● TASK REQUIREMENTS:
From the first line of the listing below to the line with "ax = fig.add_axes([0.3158, 0.0324, 0.3926, 0.862])", print each line exactly, and nothing more. Leave out the pictures.

== DATA TO PROCESS ==

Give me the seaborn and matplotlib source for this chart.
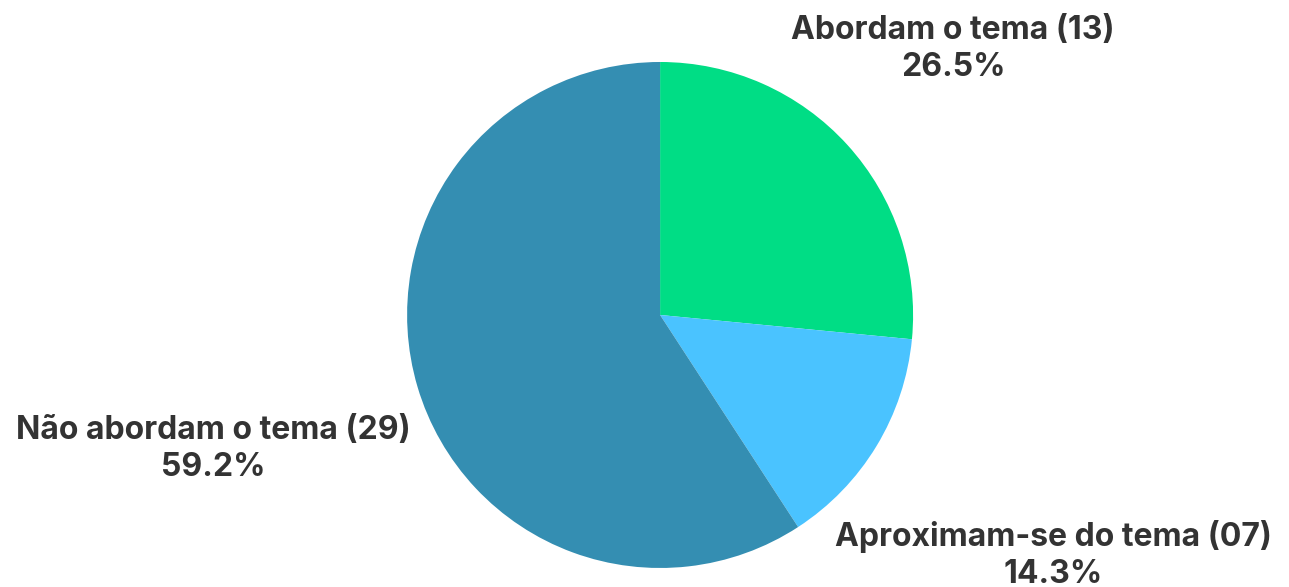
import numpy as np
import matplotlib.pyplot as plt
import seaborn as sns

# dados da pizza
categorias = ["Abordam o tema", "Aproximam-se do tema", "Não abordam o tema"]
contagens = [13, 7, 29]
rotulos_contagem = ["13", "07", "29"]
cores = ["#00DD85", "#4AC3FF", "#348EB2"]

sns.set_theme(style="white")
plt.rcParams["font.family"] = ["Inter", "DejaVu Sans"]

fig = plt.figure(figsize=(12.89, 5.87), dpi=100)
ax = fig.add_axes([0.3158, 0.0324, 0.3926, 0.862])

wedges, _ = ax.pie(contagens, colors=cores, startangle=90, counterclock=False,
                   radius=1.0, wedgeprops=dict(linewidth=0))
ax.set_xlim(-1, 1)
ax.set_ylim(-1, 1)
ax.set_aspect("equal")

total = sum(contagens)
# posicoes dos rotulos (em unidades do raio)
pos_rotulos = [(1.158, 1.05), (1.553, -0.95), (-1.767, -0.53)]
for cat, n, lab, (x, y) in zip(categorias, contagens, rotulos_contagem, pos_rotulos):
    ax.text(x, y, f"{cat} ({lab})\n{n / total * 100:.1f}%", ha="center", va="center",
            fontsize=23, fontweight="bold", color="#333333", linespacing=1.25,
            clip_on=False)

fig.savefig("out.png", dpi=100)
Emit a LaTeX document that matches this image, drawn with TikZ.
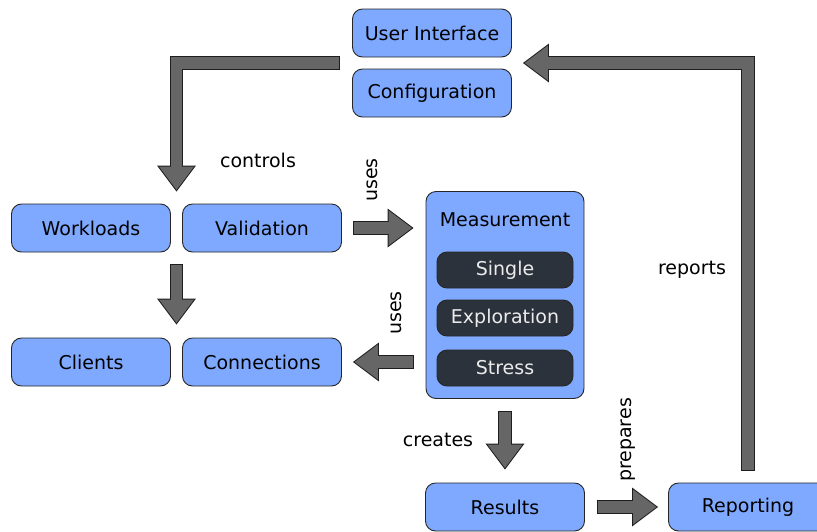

===

● SOLUTION TO THE EXERCISE:
Give me the seaborn and matplotlib source for this chart.
import numpy as np
import matplotlib.pyplot as plt
import seaborn as sns

# dados da pizza
categorias = ["Abordam o tema", "Aproximam-se do tema", "Não abordam o tema"]
contagens = [13, 7, 29]
rotulos_contagem = ["13", "07", "29"]
cores = ["#00DD85", "#4AC3FF", "#348EB2"]

sns.set_theme(style="white")
plt.rcParams["font.family"] = ["Inter", "DejaVu Sans"]

fig = plt.figure(figsize=(12.89, 5.87), dpi=100)
ax = fig.add_axes([0.3158, 0.0324, 0.3926, 0.862])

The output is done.